E' stata rinviata al 22 febbraio prossimo l'udienza del processo di appello bis per l'omicidio di Pamela Mastropietro. L'imputato Innocent Oseghale, già condannato per aver ucciso, il 30 gennaio 2018, la diciottenne e aver smembrato il suo corpo, deve rispondere di violenza sessuale per la quale la Cassazione ha rimandato gli atti a Perugia.
In aula presente Alessandra Verni, la mamma di Pamela, con indosso una maglietta su cui compaiono le immagini choc di parte del cadavere della figlia, uccisa a Macerata e poi fatta a pezzi. "Guardate come l'hanno ridotta, ancora discutiamo sulla violenza sessuale", ha dichiarato ai giornalisti mostrando la foto sulla t-shirt.

Assenti, invece, i teste ammessi nella scorsa udienza. Uno di loro, ha manifestato il suo impedimento per motivi di salute, il secondo, invece, non si è presentato ed è risultato irreperibile. Nei suoi confronti la Corte ha disposto l'accompagnamento coattivo e una sanzione pecuniaria di 250 euro. Presente in aula, a domanda del presidente della Corte, Oseghale ha detto che non assisterà alla prossima udienza.
In tribunale anche attimi di tensione quando, uscendo dall'aula, Oseghale, scortato dagli agenti della penitenziaria, è passato vicino ai genitori di Pamela e ai suoi amici. Ne è nato un acceso diverbio. Mentre i parenti inveivano, l'imputato si è rivolto alla madre della giovane pronunciando parole non comprensibili. A quel punto la mamma di Pamela ha reagito cercando di scagliarsi verso di lui: "dimmi... dimmi che vuoi" le sue parole. Si sono però interposti sia la polizia penitenziaria sia i carabinieri in aula e i due sono stati subito allontanati.

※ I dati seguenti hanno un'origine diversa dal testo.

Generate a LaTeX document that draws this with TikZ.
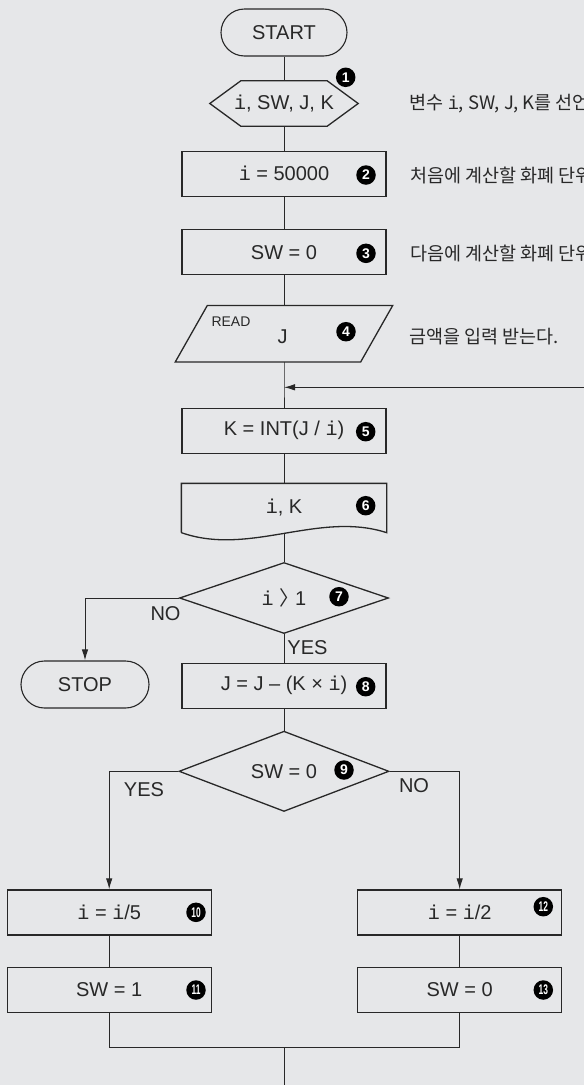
\documentclass[tikz,border=0pt]{standalone}
\usepackage{fontspec}
\setmainfont{Liberation Sans}
\setmonofont{Liberation Mono}
\newfontfamily\kr{Noto Sans CJK KR}
\usetikzlibrary{arrows.meta,calc,shapes.geometric}
\definecolor{bg}{RGB}{230,231,233}
\definecolor{ink}{RGB}{40,40,40}
\newcommand{\ivar}{{\ttfamily i}}
\newcommand{\twodig}[1]{{\addfontfeature{FakeStretch=0.6}#1}}

\begin{document}
\begin{tikzpicture}[
  x=1pt,y=-1pt,
  font=\fontsize{20}{24}\selectfont,
  text=ink,
  proc/.style={draw=ink, line width=1.3pt, rectangle, minimum width=204pt,
               minimum height=45pt, inner sep=0pt},
  term/.style={draw=ink, line width=1.1pt, rounded corners=23.5pt,
               minimum height=47pt, inner sep=0pt},
  dec/.style={draw=ink, line width=1.3pt, diamond, minimum width=210pt,
              minimum height=71pt, inner sep=0pt},
  outline/.style={draw=ink, line width=1.3pt},
  num/.style={circle, fill=black, text=white, inner sep=0pt, minimum size=19.5pt,
              font=\fontsize{14}{14}\selectfont\bfseries},
  sidenote/.style={anchor=west, inner sep=0pt, font=\kr\fontsize{18.5}{22}\selectfont},
  yn/.style={inner sep=0pt},
  line/.style={draw=ink, line width=1pt},
  arr/.style={line, -{Latex[length=11pt,width=6.5pt]}}
]

\useasboundingbox (0,0) rectangle (584,1085);
\clip (0,0) rectangle (584,1085);
\fill[bg] (0,0) rectangle (584,1085);

\node[term, minimum width=126pt] (start) at (284,32.5) {START};

\node[minimum width=148pt, minimum height=45pt, inner sep=0pt] (decl) at (284,103.5) {\ivar, SW, J, K};
\draw[outline] (decl.west) -- ([xshift=31pt]decl.north west) -- ([xshift=-31pt]decl.north east)
  -- (decl.east) -- ([xshift=-31pt]decl.south east) -- ([xshift=31pt]decl.south west) -- cycle;
\node[num] (n1) at (345.7,77.3) {1};
\node[sidenote] (t1) at (409.5,103.3) {변수 \ivar, SW, J, K를 선언};

\node[proc] (init) at (284,173.8) {\ivar{} = 50000};
\node[num] (n2) at (366,175) {2};
\node[sidenote] (t2) at (410,175) {처음에 계산할 화폐 단위};

\node[proc] (swz) at (284,252.2) {SW = 0};
\node[num] (n3) at (366,253.3) {3};
\node[sidenote] (t3) at (410,253.3) {다음에 계산할 화폐 단위};

\node[minimum width=185pt, minimum height=56pt, inner sep=0pt] (readj) at (284,333.7) {};
\draw[outline] ([xshift=16pt]readj.north west) -- ([xshift=16pt]readj.north east)
  -- ([xshift=-16pt]readj.south east) -- ([xshift=-16pt]readj.south west) -- cycle;
\node[inner sep=0pt, font=\fontsize{14}{14}\selectfont] (readlbl) at (231,321.7) {READ};
\node[inner sep=0pt] (jvar) at (282.7,336.7) {J};
\node[num] (n4) at (346,331.7) {4};
\node[sidenote] (t4) at (409.3,336.7) {금액을 입력 받는다.};

\coordinate (join) at (284,387.3);
\coordinate (loopin) at (584,387.3);

\node[proc] (calc) at (284,430.8) {K = INT(J / \ivar)};
\node[num] (n5) at (365.7,431.7) {5};

\node[proc, draw=none, minimum height=48pt] (outp) at (284,508) {\ivar, K};
\draw[outline] (outp.south west) -- (outp.north west) -- (outp.north east) -- (outp.south east)
  .. controls +(-68,-22) and +(68,24) .. (outp.south west);
\node[num] (n6) at (365.7,505.7) {6};

\node[dec, minimum width=209pt] (chk) at (284,598) {\ivar{} {\kr 〉}\kern-4pt 1};
\node[num] (n7) at (339,596.7) {7};
\node[yn] (no1) at (165.5,613.3) {NO};
\node[yn] (yes1) at (307.5,647.3) {YES};
\node[term, minimum width=128pt] (stop) at (85,684.5) {STOP};

\node[proc] (sub) at (284,685.8) {J = J – (K × \ivar)};
\node[num] (n8) at (365.7,686.7) {8};

\node[dec] (sel) at (284,771.3) {SW = 0};
\node[num] (n9) at (344,770) {9};
\node[yn] (yes2) at (144,789.3) {YES};
\node[yn] (no2) at (414,785.7) {NO};

\node[proc] (div5) at (109.2,912.5) {\ivar{} = \ivar/5};
\node[num] (n10) at (196,912.3) {\twodig{10}};
\node[proc] (set1) at (109.2,989.8) {SW = 1};
\node[num] (n11) at (196,990) {\twodig{11}};

\node[proc] (div2) at (459.7,912.5) {\ivar{} = \ivar/2};
\node[num] (n12) at (543.3,906.7) {\twodig{12}};
\node[proc] (set0) at (459.7,989.8) {SW = 0};
\node[num] (n13) at (543.3,990) {\twodig{13}};

\coordinate (merge) at (284,1047.3);
\coordinate (tail) at (284,1085);

\draw[line] (start.south) -- (decl.north);
\draw[line] (decl.south) -- (init.north);
\draw[line] (init.south) -- (swz.north);
\draw[line] (swz.south) -- (readj.north);
\draw[line] (readj.south) -- (join) -- (calc.north);
\draw[arr] (loopin) -- (join);
\draw[line] (calc.south) -- (outp.north);
\draw[line] (outp.south) -- (chk.north);
\draw[arr] (chk.west) -| (stop.north);
\draw[line] (chk.south) -- (sub.north);
\draw[line] (sub.south) -- (sel.north);
\draw[arr] (sel.west) -| (div5.north);
\draw[arr] (sel.east) -| (div2.north);
\draw[line] (div5.south) -- (set1.north);
\draw[line] (div2.south) -- (set0.north);
\draw[line] (set1.south) |- (merge) -| (set0.south);
\draw[line] (merge) -- (tail);

\end{tikzpicture}
\end{document}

Fuori dal palazzo di giustizia di Perugia la donna ha poi urlato: "Mi aspetto giustizia da questo processo, quello che chiedo da cinque anni, giustizia. Ergastolo a vita per chi fa queste cose, Oseghale e tutti i suoi complici devono pagare. "Pamela è stata violentata, è stata uccisa, è stata bastonata in testa, è stata torturata, è stata fatta a pezzi" ha detto la donna, mentre teneva in mano le fotografie del corpo della figlia. "Mi aspetto che adesso - ha aggiunto - lo Stato, la giustizia, le Procure facciano il loro dovere perché non si può permettere che dei carnefici girino a piede libero in una città, in Italia, perché nel nostro Paese questo non può essere accettato".
Fuori dal tribunale le amiche e i familiari della ragazza hanno esposto striscioni in ricordo di Pamela: "Dopo cinque anni stiamo ancora aspettando giustizia. La bestialità non deve diventare normalità.